Aussi, les participants ont ébauché quelques pistes de solutions telles que le redéploiement de l’administration sur toute l’étendue du territoire, l’accélération du parachèvement de la mise en œuvre de l’accord notamment dans ses dispositions relatives au désarmement, à la démobilisation et à la réinsertion des combattants. De même qu’ils ont souhaité une plus grande implication des forces en présence dans la sécurisation des axes routiers et une formation des éleveurs sur les textes règlementaires sur le pastoralisme et des droits humains. Pour ce faire, ils ont demandé un renforcement de la lutte contre les braqueurs d’autre de la frontière.
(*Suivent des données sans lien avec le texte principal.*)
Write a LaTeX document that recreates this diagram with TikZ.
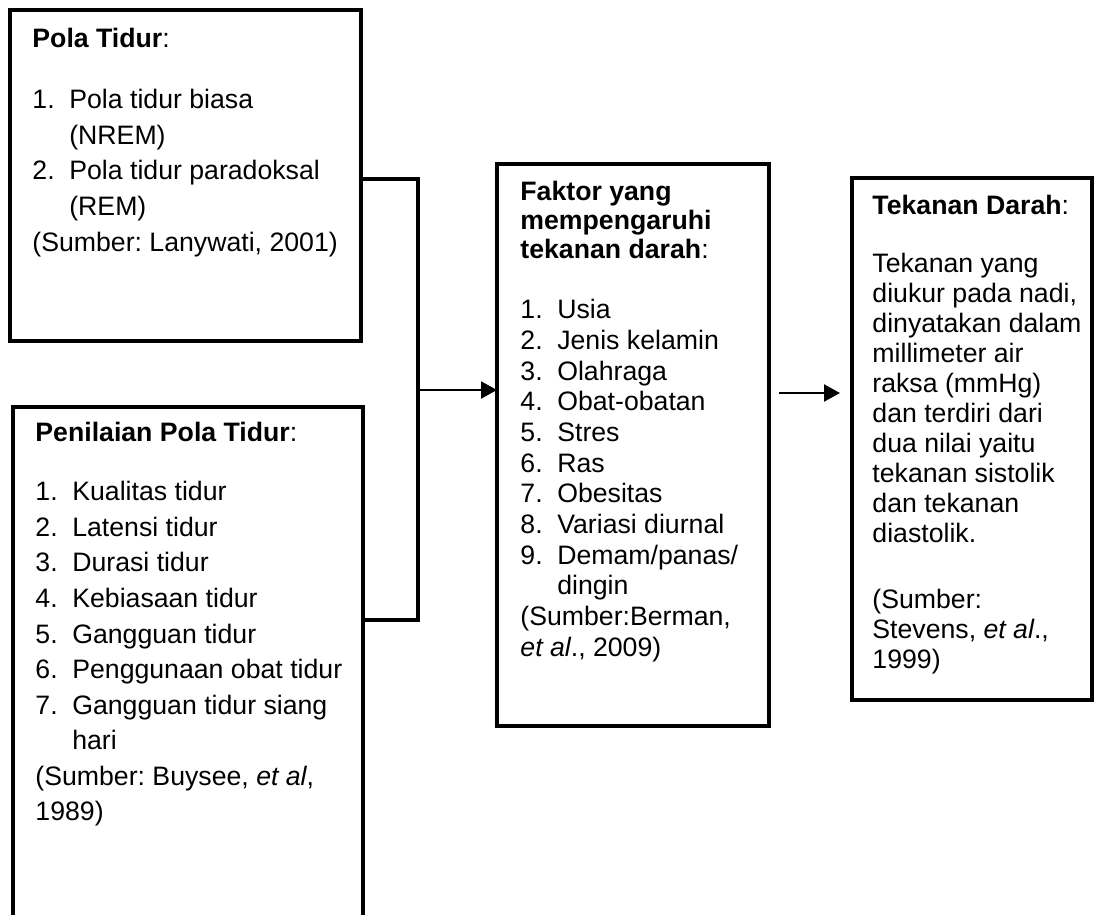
\documentclass[tikz,border=0pt]{standalone}
\usepackage{fontspec}
\setmainfont{Liberation Sans}
\usetikzlibrary{arrows.meta,calc}

% numbered line with hanging indent (\brk keeps the paragraph open)
\newcommand{\brk}{\hfil\break}
\newcommand{\itm}[2]{\par\hangindent=16.6pt\hangafter=1\noindent\makebox[16.6pt][l]{#1}#2\par}
% text block of a box: width, line spacing, content
\newcommand{\isibox}[3]{\parbox[t]{#1}{\raggedright\frenchspacing\fontsize{12pt}{#2}\selectfont #3}}

\begin{document}
\begin{tikzpicture}[x=0.45pt,y=-0.45pt,
    kotak/.style={draw,line width=1.5pt,anchor=north west,inner sep=0pt,outer sep=0pt},
    isi/.style={anchor=north west,inner sep=0pt},
    garis/.style={line width=1.4pt},
    panah/.style={line width=1.1pt,-{Triangle[length=7.2pt,width=7.6pt]}}]

    \useasboundingbox (0,0) rectangle (1094,915);
    \clip (0,0) rectangle (1094,915);

    %%%%%%%%%%%%%%%%%%% Pola Tidur %%%%%%%%%%%%%%%%%%%%%%%%%%%%%%%
    \node [kotak,minimum width=157.95pt,minimum height=148.95pt] (pola) at (10,10) {};
    \node [isi] (polatxt) at ($(pola.north west)+(22,18)$) {\isibox{150pt}{16pt}{%
        \textbf{Pola Tidur}:\par\vspace{11.5pt}
        \itm{1.}{Pola tidur biasa\brk(NREM)}
        \itm{2.}{Pola tidur paradoksal\brk(REM)}
        (Sumber: Lanywati, 2001)}};

    %%%%%%%%%%%%%%%%%%% Penilaian Pola Tidur %%%%%%%%%%%%%%%%%%%%%
    \node [kotak,minimum width=157.5pt,minimum height=244.35pt] (nilai) at (13,407) {};
    \node [isi] (nilaitxt) at ($(nilai.north west)+(22,15)$) {\isibox{150pt}{16pt}{%
        \textbf{Penilaian Pola Tidur}:\par\vspace{10.6pt}
        \itm{1.}{Kualitas tidur}
        \itm{2.}{Latensi tidur}
        \itm{3.}{Durasi tidur}
        \itm{4.}{Kebiasaan tidur}
        \itm{5.}{Gangguan tidur}
        \itm{6.}{Penggunaan obat tidur}
        \itm{7.}{Gangguan tidur siang\brk hari}
        (Sumber: Buysee, \textit{et al},\\1989)}};

    %%%%%%%%%%%%%%%%%%% Faktor %%%%%%%%%%%%%%%%%%%%%%%%%%%%%%%%%%%
    \node [kotak,minimum width=122.4pt,minimum height=252.9pt] (faktor) at (497,164) {};
    \node [isi] (faktortxt) at ($(faktor.north west)+(23,17)$) {\isibox{115pt}{13.05pt}{%
        \textbf{Faktor yang\\mempengaruhi\\tekanan darah}:\par
        \fontsize{12pt}{13.8pt}\selectfont\vspace{13.2pt}
        \itm{1.}{Usia}
        \itm{2.}{Jenis kelamin}
        \itm{3.}{Olahraga}
        \itm{4.}{Obat-obatan}
        \itm{5.}{Stres}
        \itm{6.}{Ras}
        \itm{7.}{Obesitas}
        \itm{8.}{Variasi diurnal}
        \itm{9.}{Demam/panas/\brk dingin}
        (Sumber:Berman,\\\textit{et al}., 2009)}};

    %%%%%%%%%%%%%%%%%%% Tekanan Darah %%%%%%%%%%%%%%%%%%%%%%%%%%%%
    \node [kotak,minimum width=108pt,minimum height=234.9pt] (tekanan) at (852,178) {};
    \node [isi] (tekanantxt) at ($(tekanan.north west)+(20,17)$) {\isibox{110pt}{13.5pt}{%
        \textbf{Tekanan Darah}:\par\vspace{12.6pt}
        Tekanan yang\\diukur pada nadi,\\dinyatakan dalam\\millimeter air\\raksa (mmHg)\\%
        dan terdiri dari\\dua nilai yaitu\\tekanan sistolik\\dan tekanan\\diastolik.\par\vspace{16.2pt}
        (Sumber:\\Stevens, \textit{et al}.,\\1999)}};

    % Circuit
    \coordinate (simpul) at (418,390);
    \draw [garis] ($(pola.north east)+(0,169)$) -| (simpul) |- ($(nilai.north east)+(0,213)$);
    \draw [panah] (simpul) -- (simpul -| faktor.west);
    \coordinate (panahA) at (779,393);
    \coordinate (panahB) at (840,393);
    \draw [panah] (panahA) -- (panahB);

\end{tikzpicture}
\end{document}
Tout en souhaitant, un contrôle plus strict sur la circulation des motos, ils ont mis l’accent sur la nécessité d’impliquer toutes les sensibilités dans les prises de décisions.
Autres recommandations formulées par les participants, c’est l’organisation régulière des rencontres transfrontalières entre les chefs coutumiers, l’organisation de rencontres transfrontalières entre éleveurs, la création de comités mixtes de vigilance, l’organisation de patrouilles mixtes le long de la frontière, la création et redynamisation de la coopération - jumelage transfrontalier, la promotion des conventions locales sur la gestion des ressources naturelles, la réalisation des projets à caractère collectif le long de la frontière, l’accompagnement de l’Etat et de ses partenaires pour la réinstallation des déplacés dans leurs sites d’habitation le long de la frontière, la tenue d’une campagne de sensibilisation avec des équipes mixtes des deux pays pour le vivre ensemble et la cohésion (mission conjointe le long de la frontière Nigéro-Malienne).
A l’endroit de la MINUSMA, les participants ont demandé un plus grand appui des autorités nationales et des autres parties signataires pour diligenter la mise en œuvre complète de l’Accord de paix. Ils ont aussi souhaité d’aider l’État du Mali à redéployer les services sociaux de base le long de la frontière nigéro-malienne. Cela, sans oublier la réalisation des projets à caractère collectif le long de la frontière (puits pastoraux, etc.) dans le cadre du financement des projets à impact rapide, l’aider aux pasteurs pour la compréhension et la vulgarisation des textes régissant la gestion et l’exploitation rationnelle des ressources naturelles (charte pastorale et lois d’orientation agricole), la facilitation de l’accès aux services de la MINUSMA pour dénoncer les violations de droits humains, la formation de la jeunesse sur la citoyenneté pour lutter contre l’incivisme et l’impunité dans cette partie du Mali.